*Provided material*.
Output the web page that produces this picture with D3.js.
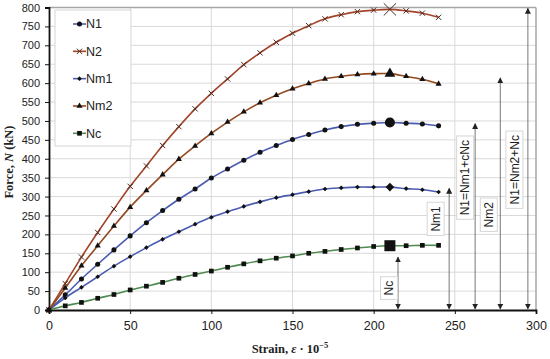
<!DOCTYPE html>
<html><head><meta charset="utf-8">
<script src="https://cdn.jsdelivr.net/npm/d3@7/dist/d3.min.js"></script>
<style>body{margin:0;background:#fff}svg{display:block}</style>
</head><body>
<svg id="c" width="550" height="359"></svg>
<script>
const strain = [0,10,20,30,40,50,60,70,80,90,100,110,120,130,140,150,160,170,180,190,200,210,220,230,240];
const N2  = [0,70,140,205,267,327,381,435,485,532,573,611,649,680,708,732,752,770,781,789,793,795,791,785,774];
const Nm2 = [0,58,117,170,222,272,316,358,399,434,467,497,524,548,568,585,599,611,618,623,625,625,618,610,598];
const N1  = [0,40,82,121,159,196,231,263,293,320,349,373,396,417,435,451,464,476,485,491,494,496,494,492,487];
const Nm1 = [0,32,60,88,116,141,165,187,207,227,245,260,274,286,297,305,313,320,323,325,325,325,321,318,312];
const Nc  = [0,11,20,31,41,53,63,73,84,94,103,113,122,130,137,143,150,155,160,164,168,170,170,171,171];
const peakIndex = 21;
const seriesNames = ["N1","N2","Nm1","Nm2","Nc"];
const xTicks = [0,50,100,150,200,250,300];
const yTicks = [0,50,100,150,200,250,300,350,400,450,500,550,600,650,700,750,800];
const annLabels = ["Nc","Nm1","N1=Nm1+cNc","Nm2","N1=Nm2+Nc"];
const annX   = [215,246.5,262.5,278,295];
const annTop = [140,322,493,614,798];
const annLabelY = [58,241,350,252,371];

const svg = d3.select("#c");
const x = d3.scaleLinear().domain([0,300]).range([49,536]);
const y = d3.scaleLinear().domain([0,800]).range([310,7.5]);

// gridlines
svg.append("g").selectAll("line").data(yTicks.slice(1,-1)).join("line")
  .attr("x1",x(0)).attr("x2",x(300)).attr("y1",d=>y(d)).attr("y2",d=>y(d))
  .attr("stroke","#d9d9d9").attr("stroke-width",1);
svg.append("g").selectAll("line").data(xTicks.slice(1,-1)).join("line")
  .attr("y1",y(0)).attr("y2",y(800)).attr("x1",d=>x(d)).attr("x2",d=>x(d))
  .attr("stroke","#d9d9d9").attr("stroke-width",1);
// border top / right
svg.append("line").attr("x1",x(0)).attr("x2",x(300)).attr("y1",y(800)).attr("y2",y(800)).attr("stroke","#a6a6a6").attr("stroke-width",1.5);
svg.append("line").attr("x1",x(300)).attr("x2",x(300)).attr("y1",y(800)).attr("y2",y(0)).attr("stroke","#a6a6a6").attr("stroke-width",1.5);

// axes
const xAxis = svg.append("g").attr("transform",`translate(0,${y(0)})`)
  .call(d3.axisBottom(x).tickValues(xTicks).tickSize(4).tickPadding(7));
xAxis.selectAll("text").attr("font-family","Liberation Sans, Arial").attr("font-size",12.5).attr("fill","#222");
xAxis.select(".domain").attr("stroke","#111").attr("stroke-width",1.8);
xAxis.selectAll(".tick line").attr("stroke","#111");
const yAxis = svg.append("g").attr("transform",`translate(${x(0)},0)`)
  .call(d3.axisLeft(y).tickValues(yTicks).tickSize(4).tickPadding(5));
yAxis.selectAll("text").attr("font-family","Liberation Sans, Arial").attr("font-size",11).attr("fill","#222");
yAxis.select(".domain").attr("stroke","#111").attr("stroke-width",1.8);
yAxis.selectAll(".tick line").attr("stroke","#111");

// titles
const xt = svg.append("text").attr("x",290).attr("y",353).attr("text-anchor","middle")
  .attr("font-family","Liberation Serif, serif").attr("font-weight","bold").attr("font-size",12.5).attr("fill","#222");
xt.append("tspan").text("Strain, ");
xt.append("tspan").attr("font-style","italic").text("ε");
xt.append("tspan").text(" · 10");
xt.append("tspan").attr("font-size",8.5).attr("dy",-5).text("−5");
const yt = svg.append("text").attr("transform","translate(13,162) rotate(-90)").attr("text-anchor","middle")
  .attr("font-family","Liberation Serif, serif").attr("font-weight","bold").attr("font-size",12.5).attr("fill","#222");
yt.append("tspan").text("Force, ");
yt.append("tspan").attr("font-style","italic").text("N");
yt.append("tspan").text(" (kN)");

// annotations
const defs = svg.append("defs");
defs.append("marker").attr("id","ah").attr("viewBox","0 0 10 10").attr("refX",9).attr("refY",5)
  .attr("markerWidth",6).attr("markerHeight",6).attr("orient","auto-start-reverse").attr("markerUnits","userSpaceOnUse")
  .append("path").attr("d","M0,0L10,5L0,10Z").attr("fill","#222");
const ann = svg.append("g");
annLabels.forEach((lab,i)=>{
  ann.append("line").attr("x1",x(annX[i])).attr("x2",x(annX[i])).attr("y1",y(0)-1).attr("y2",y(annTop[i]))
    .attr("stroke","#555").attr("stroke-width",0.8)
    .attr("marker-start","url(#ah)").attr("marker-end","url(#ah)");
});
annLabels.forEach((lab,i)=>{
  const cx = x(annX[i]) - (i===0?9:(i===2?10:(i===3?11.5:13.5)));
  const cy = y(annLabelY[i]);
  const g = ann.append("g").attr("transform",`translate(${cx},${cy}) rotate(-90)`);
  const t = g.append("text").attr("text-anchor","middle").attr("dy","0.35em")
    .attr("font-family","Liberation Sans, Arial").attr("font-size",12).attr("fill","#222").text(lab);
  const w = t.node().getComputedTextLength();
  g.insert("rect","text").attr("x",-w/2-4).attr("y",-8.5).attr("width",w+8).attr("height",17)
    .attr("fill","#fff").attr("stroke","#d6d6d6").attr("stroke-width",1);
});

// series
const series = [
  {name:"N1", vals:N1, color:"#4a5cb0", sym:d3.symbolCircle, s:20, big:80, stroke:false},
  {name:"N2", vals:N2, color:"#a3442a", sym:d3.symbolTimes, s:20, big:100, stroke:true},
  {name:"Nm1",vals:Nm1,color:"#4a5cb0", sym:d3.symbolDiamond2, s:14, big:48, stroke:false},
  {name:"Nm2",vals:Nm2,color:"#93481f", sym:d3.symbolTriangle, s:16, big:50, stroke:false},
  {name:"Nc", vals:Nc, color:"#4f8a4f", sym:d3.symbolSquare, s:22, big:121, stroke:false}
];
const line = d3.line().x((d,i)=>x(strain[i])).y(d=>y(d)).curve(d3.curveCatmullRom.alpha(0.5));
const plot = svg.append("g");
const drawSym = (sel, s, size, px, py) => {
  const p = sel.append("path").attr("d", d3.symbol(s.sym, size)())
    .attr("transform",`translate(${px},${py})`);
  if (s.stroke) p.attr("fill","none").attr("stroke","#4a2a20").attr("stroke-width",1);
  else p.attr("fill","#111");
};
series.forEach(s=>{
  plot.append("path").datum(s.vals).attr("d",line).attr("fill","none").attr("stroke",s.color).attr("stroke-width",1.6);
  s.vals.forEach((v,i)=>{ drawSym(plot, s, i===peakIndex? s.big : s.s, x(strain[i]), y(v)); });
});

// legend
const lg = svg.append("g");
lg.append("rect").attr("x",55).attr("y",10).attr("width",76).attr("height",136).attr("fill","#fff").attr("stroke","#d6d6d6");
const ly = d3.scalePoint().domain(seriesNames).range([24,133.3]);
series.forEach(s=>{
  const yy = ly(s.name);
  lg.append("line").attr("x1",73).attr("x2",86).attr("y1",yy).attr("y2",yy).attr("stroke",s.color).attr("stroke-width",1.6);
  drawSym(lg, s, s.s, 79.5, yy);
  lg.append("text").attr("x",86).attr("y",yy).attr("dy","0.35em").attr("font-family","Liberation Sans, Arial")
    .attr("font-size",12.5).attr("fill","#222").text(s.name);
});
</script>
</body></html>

*Exercise description*. Reproduce the material above exactly, first line through the line that contains "const y = d3.scaleLinear().domain([0,800]).range([310,7.5]);", minus the pictures.

*Final answer*.
Output the web page that produces this picture with D3.js.
<!DOCTYPE html>
<html><head><meta charset="utf-8">
<script src="https://cdn.jsdelivr.net/npm/d3@7/dist/d3.min.js"></script>
<style>body{margin:0;background:#fff}svg{display:block}</style>
</head><body>
<svg id="c" width="550" height="359"></svg>
<script>
const strain = [0,10,20,30,40,50,60,70,80,90,100,110,120,130,140,150,160,170,180,190,200,210,220,230,240];
const N2  = [0,70,140,205,267,327,381,435,485,532,573,611,649,680,708,732,752,770,781,789,793,795,791,785,774];
const Nm2 = [0,58,117,170,222,272,316,358,399,434,467,497,524,548,568,585,599,611,618,623,625,625,618,610,598];
const N1  = [0,40,82,121,159,196,231,263,293,320,349,373,396,417,435,451,464,476,485,491,494,496,494,492,487];
const Nm1 = [0,32,60,88,116,141,165,187,207,227,245,260,274,286,297,305,313,320,323,325,325,325,321,318,312];
const Nc  = [0,11,20,31,41,53,63,73,84,94,103,113,122,130,137,143,150,155,160,164,168,170,170,171,171];
const peakIndex = 21;
const seriesNames = ["N1","N2","Nm1","Nm2","Nc"];
const xTicks = [0,50,100,150,200,250,300];
const yTicks = [0,50,100,150,200,250,300,350,400,450,500,550,600,650,700,750,800];
const annLabels = ["Nc","Nm1","N1=Nm1+cNc","Nm2","N1=Nm2+Nc"];
const annX   = [215,246.5,262.5,278,295];
const annTop = [140,322,493,614,798];
const annLabelY = [58,241,350,252,371];

const svg = d3.select("#c");
const x = d3.scaleLinear().domain([0,300]).range([49,536]);
const y = d3.scaleLinear().domain([0,800]).range([310,7.5]);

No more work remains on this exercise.